残念ながら日系企業は違います。元々はEPEなどの輸出がメインでしたから、日本人は日本本社とやり取りをし、ベトナム人はアシスタント。国内市場を知る必要はなく、ベトナム人もその役目に満足していました。それは今もさほど変わらないと思います。
―― 日本人の転職事情はどうですか?
ウィン 現地化が始まったことで日系企業の日本人採用、特に管理職クラスは減っていくかもしれません。そこでアドバイスですが、ベトナム企業で働くのも面白いと思います。先進的な企業は輸出や海外との取引に積極的で、外国の市場を探しています。日本も有望国ですから、日本人に窓口をお願いしたいわけです。
国内業務にもニーズがあります。例えば、パッケージメーカーの品質管理技術者。ベトナムの製品ですから日系企業に比べたら単価は安い。そこに日本式の品質管理手法を導入して品質保証できれば競争力が付きます。

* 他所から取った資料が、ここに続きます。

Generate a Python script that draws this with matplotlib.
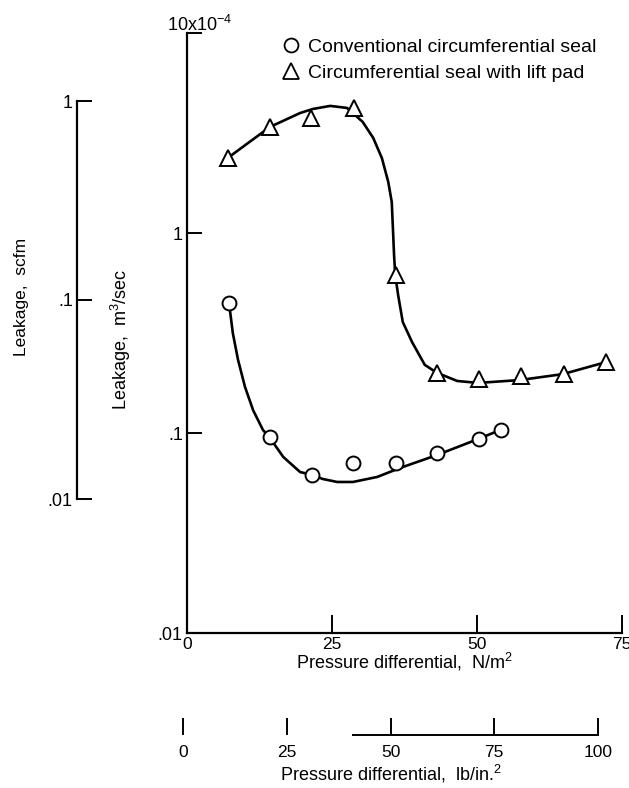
import matplotlib
matplotlib.use("Agg")
import matplotlib.pyplot as plt
from matplotlib.lines import Line2D

# leakage data (m^3/sec, in units of 1e-4)
circ_x = [7.2, 14.3, 21.6, 28.6, 36.0, 43.1, 50.3, 54.1]
circ_y = [0.447, 0.0955, 0.0617, 0.0708, 0.0708, 0.079, 0.0933, 0.1035]
tri_x = [7.0, 14.3, 21.4, 28.8, 36.0, 43.1, 50.3, 57.6, 65.0, 72.2]
tri_y = [2.37, 3.39, 3.76, 4.22, 0.617, 0.1995, 0.186, 0.193, 0.197, 0.226]

# hand drawn fairing curves
circ_curve_x = [7.2, 7.4, 7.9, 8.8, 10.0, 11.4, 13.1, 14.3, 16.6, 19.5, 21.6,
                23.4, 25.9, 28.6, 32.8, 36.7, 43.1, 50.2, 54.0]
circ_curve_y = [0.447, 0.412, 0.316, 0.232, 0.170, 0.130, 0.1035, 0.0944,
                0.0759, 0.0638, 0.0617, 0.0589, 0.0569, 0.0569, 0.0603, 0.0668,
                0.0776, 0.0933, 0.1035]
tri_curve_x = [7.0, 14.3, 19.5, 21.7, 24.7, 27.6, 28.6, 30.3, 32.1, 33.6, 34.7,
               35.3, 35.5, 35.7, 35.9, 36.4, 37.2, 38.8, 41.0, 43.1, 46.6, 50.2,
               57.4, 64.8, 72.2]
tri_curve_y = [2.37, 3.39, 3.98, 4.17, 4.32, 4.22, 3.98, 3.59, 2.99, 2.37, 1.80,
               1.43, 1.06, 0.776, 0.617, 0.49, 0.359, 0.285, 0.219, 0.20, 0.182,
               0.178, 0.184, 0.197, 0.226]

m3_ticks = [0.01, 0.1, 1, 10]
m3_labels = [".01", ".1", "1", ""]
scfm_ticks = [0.01, 0.1, 1]
scfm_labels = [".01", ".1", "1"]
npm_ticks = [0, 25, 50, 75]
psi_ticks = [0, 25, 50, 75, 100]

plt.rcParams['font.family'] = ['Liberation Sans', 'DejaVu Sans']
plt.rcParams['mathtext.fontset'] = 'custom'
plt.rcParams['mathtext.rm'] = 'Liberation Sans'
plt.rcParams['mathtext.it'] = 'Liberation Sans:italic'
plt.rcParams['font.size'] = 13

W, H = 629, 788
fig = plt.figure(figsize=(W / 100, H / 100), dpi=100)


def fx(px):
    return px / W


def fy(py):
    return 1 - py / H


# main axes
ax = fig.add_axes([fx(187), fy(633), fx(622) - fx(187), fy(33) - fy(633)])
ax.set_yscale('log')
ax.set_xlim(0, 75)
ax.set_ylim(0.01, 10)
for s in ['top', 'right']:
    ax.spines[s].set_visible(False)
for s in ['left', 'bottom']:
    ax.spines[s].set_linewidth(1.6)
ax.set_yticks(m3_ticks)
ax.set_yticklabels(m3_labels)
ax.yaxis.set_minor_locator(matplotlib.ticker.NullLocator())
ax.set_xticks(npm_ticks)
ax.tick_params(axis='y', direction='in', length=11, width=1.4, pad=3,
               labelsize=13)
ax.tick_params(axis='x', direction='in', length=13, width=1.4, pad=3,
               labelsize=12.5)
ax.set_xlabel("Pressure differential,  N/m$^2$")
ax.set_ylabel("Leakage,  m$^3$/sec")
ax.yaxis.set_label_coords(-0.124, 0.49)
ax.xaxis.set_label_coords(0.5, -0.03)

ax.plot(circ_curve_x, circ_curve_y, color='black', lw=1.9, zorder=2,
        solid_joinstyle='round')
ax.plot(tri_curve_x, tri_curve_y, color='black', lw=1.9, zorder=2,
        solid_joinstyle='round')
ax.plot(circ_x, circ_y, 'o', ms=10, mfc='white', mec='black', mew=1.4,
        zorder=3, clip_on=False)
ax.plot(tri_x, tri_y, '^', ms=11, mfc='white', mec='black', mew=1.4,
        zorder=3, clip_on=False)

fig.text(fx(167), fy(35), "10x10$^{-4}$", ha='left', va='bottom', fontsize=13)

handles = [Line2D([], [], ls='none', marker='o', ms=10, mfc='white', mec='black',
                  mew=1.3, label='Conventional circumferential seal'),
           Line2D([], [], ls='none', marker='^', ms=11, mfc='white', mec='black',
                  mew=1.3, label='Circumferential seal with lift pad')]
fig.legend(handles=handles, loc='upper left',
           bbox_to_anchor=(fx(282), fy(38)), frameon=False, borderpad=0,
           borderaxespad=0, handlelength=0.9, handletextpad=0.45,
           labelspacing=0.45, fontsize=14)

# scfm axis on the far left
ax2 = fig.add_axes([fx(77), fy(499), 0.02, fy(101) - fy(499)])
ax2.set_yscale('log')
ax2.set_ylim(0.01, 1)
ax2.patch.set_visible(False)
for s in ['top', 'right', 'bottom']:
    ax2.spines[s].set_visible(False)
ax2.spines['left'].set_linewidth(1.6)
ax2.set_xticks([])
ax2.set_yticks(scfm_ticks)
ax2.set_yticklabels(scfm_labels)
ax2.yaxis.set_minor_locator(matplotlib.ticker.NullLocator())
ax2.tick_params(axis='y', direction='in', length=11, width=1.4, pad=3,
                labelsize=13)
fig.text(fx(22), fy(297), "Leakage,  scfm", rotation=90, ha='center',
         va='center', fontsize=12.5)

# lb/in.^2 axis at the bottom
ax3 = fig.add_axes([fx(183), fy(735), fx(598) - fx(183), 0.001])
ax3.set_xlim(0, 100)
ax3.patch.set_visible(False)
for s in ['top', 'right', 'left']:
    ax3.spines[s].set_visible(False)
ax3.spines['bottom'].set_linewidth(1.4)
ax3.spines['bottom'].set_bounds(41, 100)
ax3.set_yticks([])
ax3.set_xticks(psi_ticks)
ax3.tick_params(axis='x', direction='in', length=12, width=1.4, pad=7,
                labelsize=12.5)
ax3.set_xlabel("Pressure differential,  lb/in.$^2$", labelpad=2)

fig.savefig("out.png", dpi=100)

仕事の自由度は高いですし、やりがいも大きく、待遇も良いはずです。グローバル人材になりたいと非日系で働きたい日本人も増えており、そんな人にはベトナム企業が狙い目です。
―― ウィンさんのようなベトナム人が現法社長を務めているのは珍しいですよね。責任者として心掛けていること教えてください。
ウィン 自分で自分を管理できる人を育てたいです。そして、私の立場は管理者でなく相談者でありたいと思っています。特にコンサルタントですから、他人にマネジメントされるのではなく、各自が子会社の社長の立場で自分をマネジメントをしてほしいです。そうすれば人から言われなくても動くようになります。
もちろん全面的に協力します。相談してもらえれば、私は解決方法は伝えます。ただ、それから先は自分で考えて動いてほしい。弊社はオープンな社風で、変な競争意識はなく、情報共有を大切にしています。日本と欧米の社風が程よく融合した外資系だと感じています。
先程グローバル人材の話が出ましたが、自分から率先して行動できる方なら、いくらでもそのような人材になれると思います。